Gov Copilot trial unsettled by usage metrics and unmet expectations – Cloud

Two-thirds of participants in a six-month trial of Microsoft 365 Copilot across the federal government used the tool “a few times a week” or less, with high expectations largely going “unmet”.

An evaluation report was published by the Digital Transformation Agency (DTA) late Wednesday, providing a detailed view of how some 5765 Copilot licences were used in the first six months of 2024.

The report has utility inside and outside of government. Despite the hype around generative AI tools, there is very little public domain knowledge about actual value the tools generate in real-world settings.

However, there are also some key limitations in the evaluation, notably that it’s based entirely on self-assessments by users, and that executives are over-represented in the trial.

Still, there will be interest in how federal government entities fared in their adoption of the tool.

Overall use of Copilot over the six-month period is rated “moderate”, with “only a third of trial participants [using it] daily”, and “with its use concentrated in summarising meetings and information and re-writing content.”

By contrast, some 46 percent of users found value a “few times a week” and 21 percent “a few times a month”.

The evaluation attributes this result to “user capability, perceived benefit of the tool and convenience, and user interface.”

There was a correlation between training and usage – the more training undertaken, the more the tool was used.

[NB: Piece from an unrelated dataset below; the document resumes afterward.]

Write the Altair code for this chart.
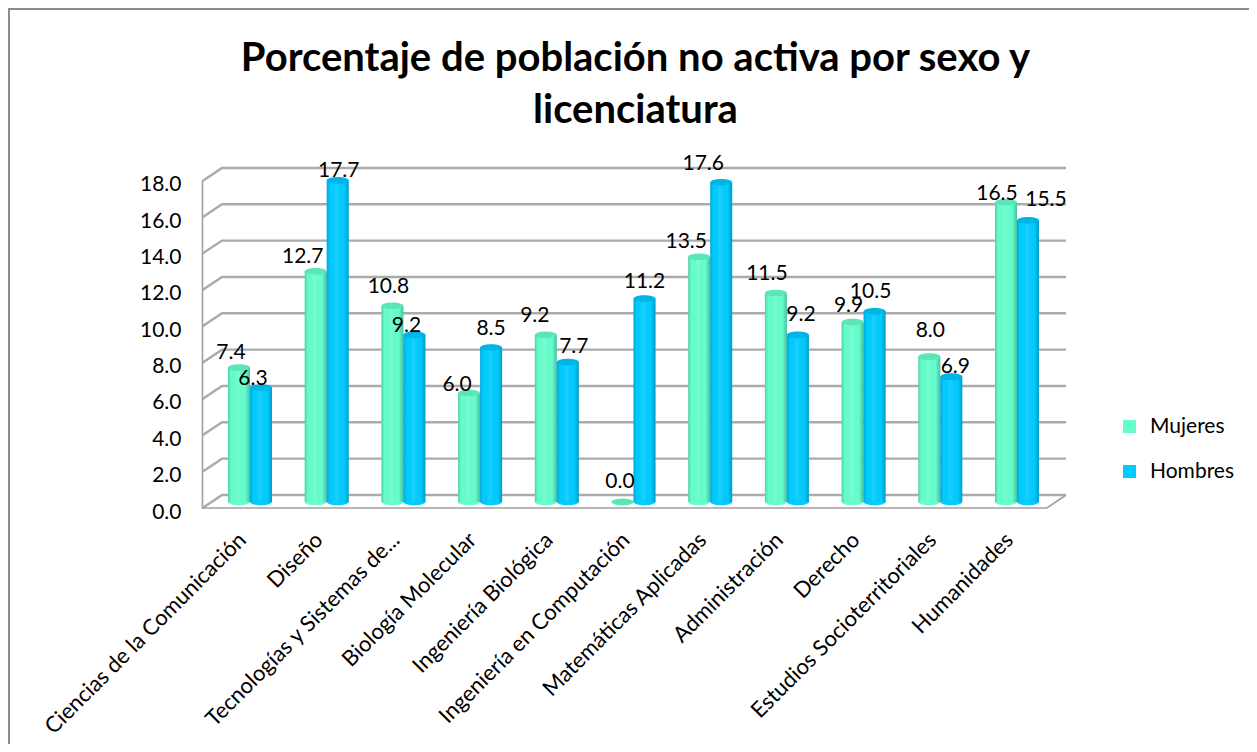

Results were better where training was customised to an Australian Public Service (APS) context.

But some staff “couldn’t find time for training among other work commitments and time pressures.”

Others “had a poor first experience with the tool or [found] that it took more time to verify and edit outputs than it would take to create” the summary or transcript themselves.

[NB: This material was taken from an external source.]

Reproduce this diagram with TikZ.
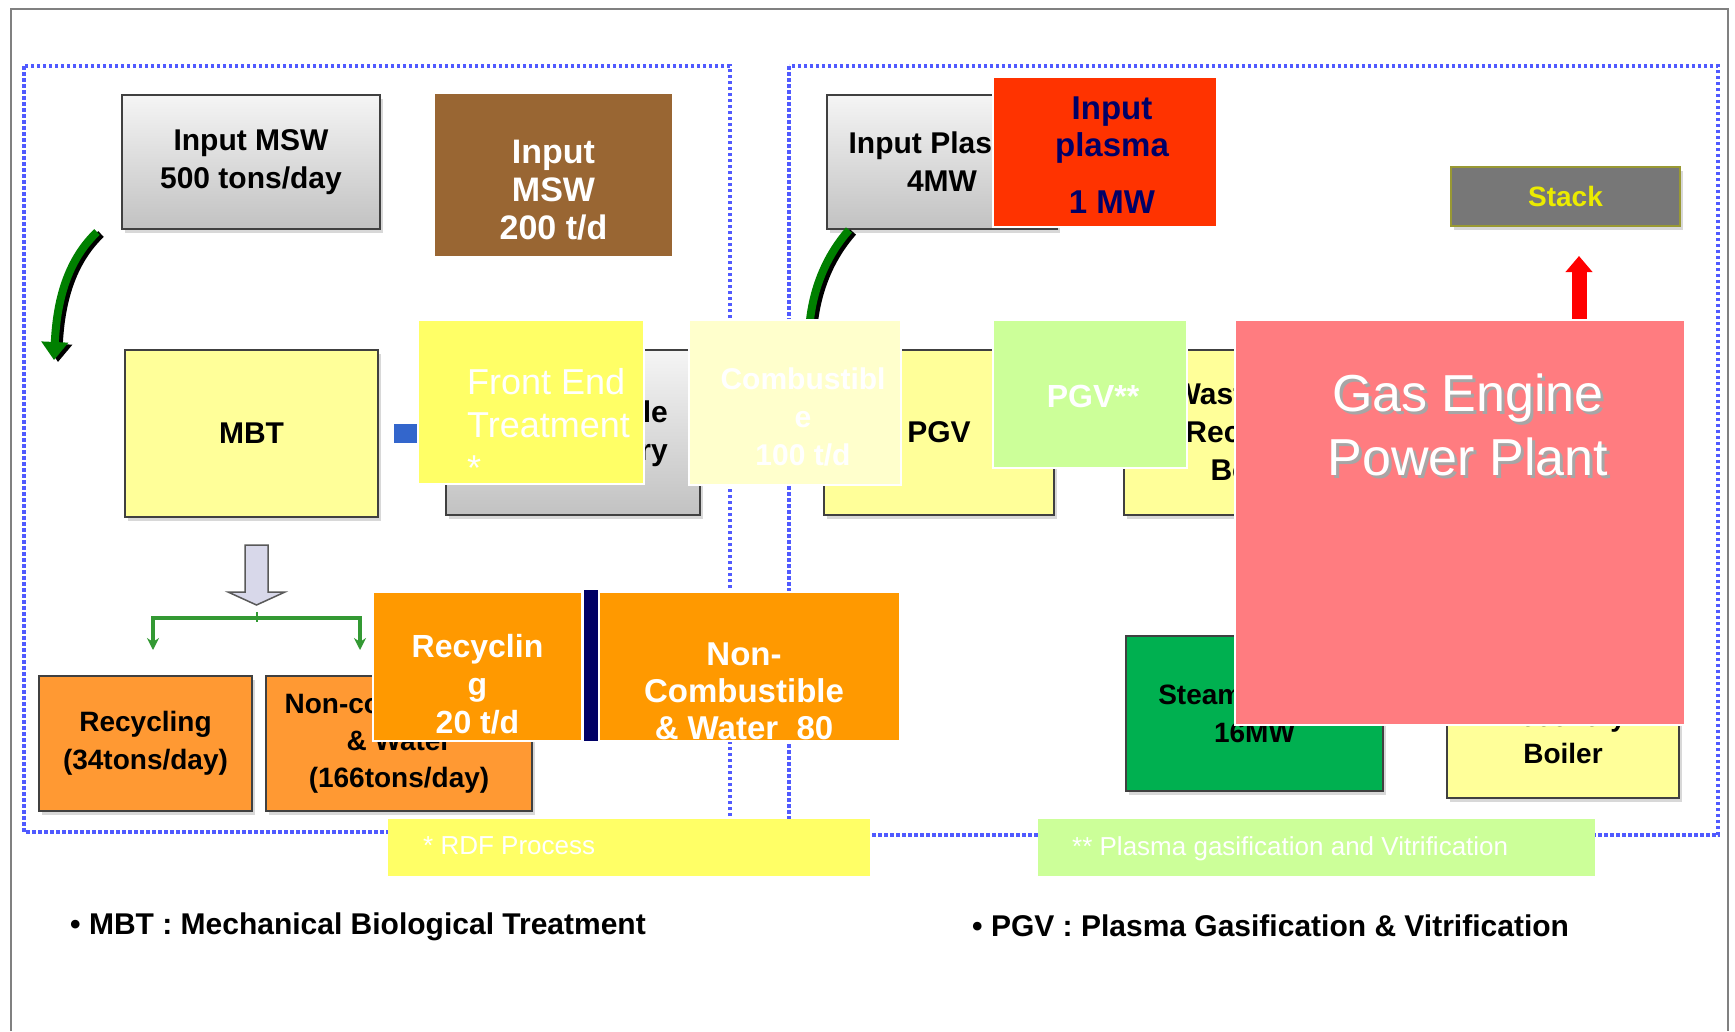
\documentclass[tikz,border=0pt]{standalone}
\usepackage{fontspec}
\setmainfont{Liberation Sans}
\usetikzlibrary{shadows,arrows.meta}
\definecolor{dotblue}{RGB}{80,90,255}
\definecolor{bgyellow}{RGB}{255,255,153}
\definecolor{brownbox}{RGB}{153,102,51}
\definecolor{feyellow}{RGB}{255,255,102}
\definecolor{paleyellow}{RGB}{255,255,204}
\definecolor{redbox}{RGB}{255,51,0}
\definecolor{navytext}{RGB}{0,0,102}
\definecolor{stackgray}{RGB}{119,119,119}
\definecolor{stackedge}{RGB}{153,153,51}
\definecolor{stacktext}{RGB}{235,235,0}
\definecolor{palegreen}{RGB}{204,255,153}
\definecolor{pinkbox}{RGB}{255,124,128}
\definecolor{orangeov}{RGB}{255,153,0}
\definecolor{orangebg}{RGB}{255,153,51}
\definecolor{steamgreen}{RGB}{0,176,80}
\definecolor{arrowgreen}{RGB}{0,128,0}
\definecolor{bracketgreen}{RGB}{51,153,51}
\definecolor{bluestub}{RGB}{51,102,204}
\definecolor{framegray}{RGB}{128,128,128}
\definecolor{hollowfill}{RGB}{216,216,234}
\definecolor{barnavy}{RGB}{0,0,102}
\newcommand\bgtxt{\bfseries\fontsize{30}{38}\selectfont}
\begin{document}
\begin{tikzpicture}[x=1pt,y=-1pt,
  bg/.style={draw=black!75, line width=2.5pt, inner sep=0pt, align=center, font=\bgtxt,
    drop shadow={shadow xshift=3pt, shadow yshift=-4pt, opacity=.3}},
  graybox/.style={bg, top color=gray!8, bottom color=gray!48},
  ylbox/.style={bg, fill=bgyellow},
  ov/.style={draw=white, line width=1.5pt, inner sep=0pt},
  ovtext/.style={inner sep=0pt, align=center, text=white},
  dotline/.style={dotblue, line width=4.5pt, dash pattern=on 3.5pt off 2.5pt},
  greenarrow/.style={arrowgreen, line width=8pt, -{Triangle[width=26pt,length=18pt]}},
  greenshadow/.style={black, line width=8pt, -{Triangle[width=26pt,length=18pt]}},
  legend/.style={inner sep=0pt, anchor=west, font=\bgtxt}]
\fill[white] (0,0) rectangle (1735,1031);
\useasboundingbox (0,0) rectangle (1735,1031);
% outer frame
\draw[framegray, line width=2.5pt] (11,1031) -- (11,9) -- (1728,9) -- (1728,1031);
% dotted regions
\draw[dotline] (24,66) rectangle (730,832);
\draw[dotline] (789,66) rectangle (1718,835);

% ---------- background diagram ----------
\node[graybox, minimum width=258pt, minimum height=134pt] (inmsw) at (251,162) {Input MSW\\500 tons/day};
\node[ylbox, minimum width=253pt, minimum height=167pt] (mbt) at (251.5,433.5) {MBT};
\node[graybox, minimum width=254pt, minimum height=165pt] (combrec) at (573,432.5) {};
\node[inner sep=0pt, align=right, anchor=east, font=\bgtxt] (combrecT) at (668,434) {Combustible\\Recovery};
\node[graybox, minimum width=230pt, minimum height=134pt] (inplasma) at (942,162) {Input Plasma\\4MW};
\node[ylbox, minimum width=230pt, minimum height=165pt] (pgv) at (939,432.5) {PGV};
\node[ylbox, minimum width=258pt, minimum height=165pt] (whrb) at (1253,432.5) {Waste Heat\\Recovery\\Boiler};
\node[bg, fill=stackgray, draw=stackedge, line width=2pt, minimum width=229pt, minimum height=59pt,
  text=stacktext, font=\bfseries\fontsize{28}{32}\selectfont] (stack) at (1565.5,196.5) {Stack};
\node[bg, fill=orangebg, minimum width=213pt, minimum height=135pt, font=\bfseries\fontsize{28}{38}\selectfont] (rec34) at (145.5,743.5) {Recycling\\(34tons/day)};
\node[bg, fill=orangebg, minimum width=266pt, minimum height=135pt, font=\bfseries\fontsize{28}{37}\selectfont] (nc166) at (399,743.5) {Non-combustible\\\& Water\\(166tons/day)};
\node[bg, fill=steamgreen, minimum width=257pt, minimum height=155pt, font=\bfseries\fontsize{28}{38}\selectfont] (steam) at (1254.5,713.5) {Steam Turbine\\16MW};
\node[ylbox, minimum width=232pt, minimum height=163pt, font=\bfseries\fontsize{28}{37}\selectfont] (boiler) at (1563,716.5) {Heat\\Recovery\\Boiler};

% background connectors
\coordinate (la1) at (97,232);
\coordinate (la2) at (54,360);
\draw[greenshadow] ([xshift=4pt,yshift=-2pt]la1) .. controls ([xshift=4pt,yshift=-2pt]70,258) and ([xshift=4pt,yshift=-2pt]57,295) .. ([xshift=4pt,yshift=-2pt]la2);
\draw[greenarrow] (la1) .. controls (70,258) and (57,295) .. (la2);
\coordinate (ra1) at (849,230);
\coordinate (ra2) at (808,345);
\draw[greenshadow] ([xshift=4pt,yshift=-2pt]ra1) .. controls ([xshift=4pt,yshift=-2pt]826,256) and ([xshift=4pt,yshift=-2pt]812,290) .. ([xshift=4pt,yshift=-2pt]ra2);
\draw[greenarrow] (ra1) .. controls (826,256) and (812,290) .. (ra2);
\fill[bluestub] (394,424) rectangle (440,443);
% hollow down arrow
\draw[fill=hollowfill, draw=gray!70!black, line width=1.5pt]
  (245,545) -- (268,545) -- (268,592) -- (285,592) -- (256.5,605) -- (228,592) -- (245,592) -- cycle;
% green bracket
\coordinate (bl) at (153,650);
\coordinate (br) at (360,650);
\draw[bracketgreen, line width=4pt, {Stealth[width=12pt,length=12pt]}-{Stealth[width=12pt,length=12pt]}]
  (bl) -- (153,618) -- (360,618) -- (br);
\draw[bracketgreen, line width=2pt] (256.5,612) -- (256.5,622);

% ---------- overlay boxes ----------
\node[ov, fill=brownbox, minimum width=239pt, minimum height=164pt] (brown) at (553.5,175) {};
\node[ovtext, font=\bfseries\fontsize{34}{38}\selectfont] (brownT) at (553.5,190) {Input\\MSW\\200 t/d};

\node[ov, fill=feyellow, minimum width=226pt, minimum height=164pt] (fe) at (531,402) {};
\node[ovtext, align=left, anchor=west, font=\fontsize{36}{43}\selectfont] (feT) at (467,424) {Front End\\Treatment\\*};

\node[ov, fill=paleyellow, minimum width=212pt, minimum height=165pt] (comb) at (795,402.5) {};
\node[ovtext, font=\bfseries\fontsize{30}{38}\selectfont] (combT) at (803,417) {Combustibl\\e\\100 t/d};

\node[ov, fill=redbox, minimum width=224pt, minimum height=150pt] (red) at (1105,152) {};
\node[ovtext, text=navytext, font=\bfseries\fontsize{33}{37}\selectfont] (redT) at (1112,155) {Input\\plasma\\[20pt]1 MW};

\node[ov, fill=palegreen, minimum width=194pt, minimum height=148pt] (pgvs) at (1090,394) {};
\node[ovtext, font=\bfseries\fontsize{32}{38}\selectfont] (pgvsT) at (1093,396) {PGV**};

% red arrow to stack
\coordinate (sa1) at (1579,322);
\coordinate (sa2) at (1579,256);
\draw[red, line width=15pt, -{Triangle[width=26pt,length=16pt]}] (sa1) -- (sa2);

\node[ov, fill=pinkbox, minimum width=450pt, minimum height=405pt] (gas) at (1460,522.5) {};
\node[ovtext, text=black!35, font=\fontsize{52}{64}\selectfont] (gasS) at (1471,428) {Gas Engine\\Power Plant};
\node[ovtext, font=\fontsize{52}{64}\selectfont] (gasT) at (1468,425) {Gas Engine\\Power Plant};

\node[ov, fill=orangeov, minimum width=209pt, minimum height=149pt] (rec20) at (477.5,666.5) {};
\node[ovtext, font=\bfseries\fontsize{32}{38}\selectfont] (rec20T) at (477.5,684) {Recyclin\\g\\20 t/d};
\fill[barnavy] (584,590) rectangle (598,741);
\node[ov, fill=orangeov, minimum width=301pt, minimum height=149pt] (nc80) at (749.5,666.5) {};
\node[ovtext, font=\bfseries\fontsize{33}{37}\selectfont] (nc80T) at (744,691) {Non-\\Combustible\\\& Water~~80};

\node[ov, draw=none, fill=feyellow, minimum width=482pt, minimum height=57pt] (rdf) at (629,847.5) {};
\node[ovtext, anchor=west, font=\fontsize{26}{30}\selectfont] (rdfT) at (423,846) {* RDF Process};
\node[ov, draw=none, fill=palegreen, minimum width=557pt, minimum height=57pt] (pgvnote) at (1316.5,847.5) {};
\node[ovtext, anchor=west, font=\fontsize{26}{30}\selectfont] (pgvnoteT) at (1072,849) {** Plasma gasification and Vitrification};

% legends
\node[legend] (mbtleg) at (70,927) {• MBT : Mechanical Biological Treatment};
\node[legend] (pgvleg) at (972,926) {• PGV : Plasma Gasification \& Vitrification};
\end{tikzpicture}
\end{document}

The user interface was also a key issue, notably at the CSIRO, where Copilot’s presence wasn’t immediately apparent, and users simply forgot it existed.

“Focus groups with trial participants remarked that they often forgot Copilot was embedded into Microsoft 365 applications as it was not obviously apparent in the user interface,” the evaluation report states.

“Consequently, they neglected to use features, including forgetting to record meetings for transcription and summarisation.

“CSIRO identified through internal research with [its] trial participants that the user interface at times made it difficult to find features.

“Given one of the arguable advantages of Copilot is its current integration with existing Microsoft workflows, its reported lack of visibility amongst users largely diminishes its greatest value-add.”

The experience was also variable across the Microsoft suite.

Those hoping Copilot would make Excel analysis easier were underwhelmed.

Likewise, those wanting to make use of Outlook integration were let down by the entity not being on a version of Outlook that was new enough to make use of Copilot.

That isn’t Microsoft’s fault, but the need for system upgrades and changes does weigh on the business case for ongoing use.

Great expectations

The evaluation report also examines the extent to which users’ expectations were met, and that the experience lived up to the marketing and hype.

Users went in with high expectations, it is noted, but “there has been a reduction in positive sentiment across all activities that trial participants had expected Copilot to assist with.”

“Although the sentiment remains positive … their initial expectations of Copilot were unmet,” the report states.

“Features of Copilot (and generative AI more broadly) were marketed as being able to significantly save participants’ time, thereby heightening participants’ expectations.

“These expectations appear to have been tempered following Copilot’s use.

“There was a 32 percent decrease in the positive belief that Copilot allowed participants to ‘spend less time in emails’ and a 54 percent reduction in the belief that it would allow them to ‘attend fewer meetings.’”

The report makes no specific recommendations on embedding Copilot in daily government operations.

It does caution federal government entities to consider generative AI products carefully, and to give users better clarity on thorny issues that may arise from ongoing use of the technology.

For example, there were concerns that transcribing every meeting with AI could make detailed minutes of meetings fair game for freedom of information requests, which, in turn, may mean participants are less likely to engage in those forums.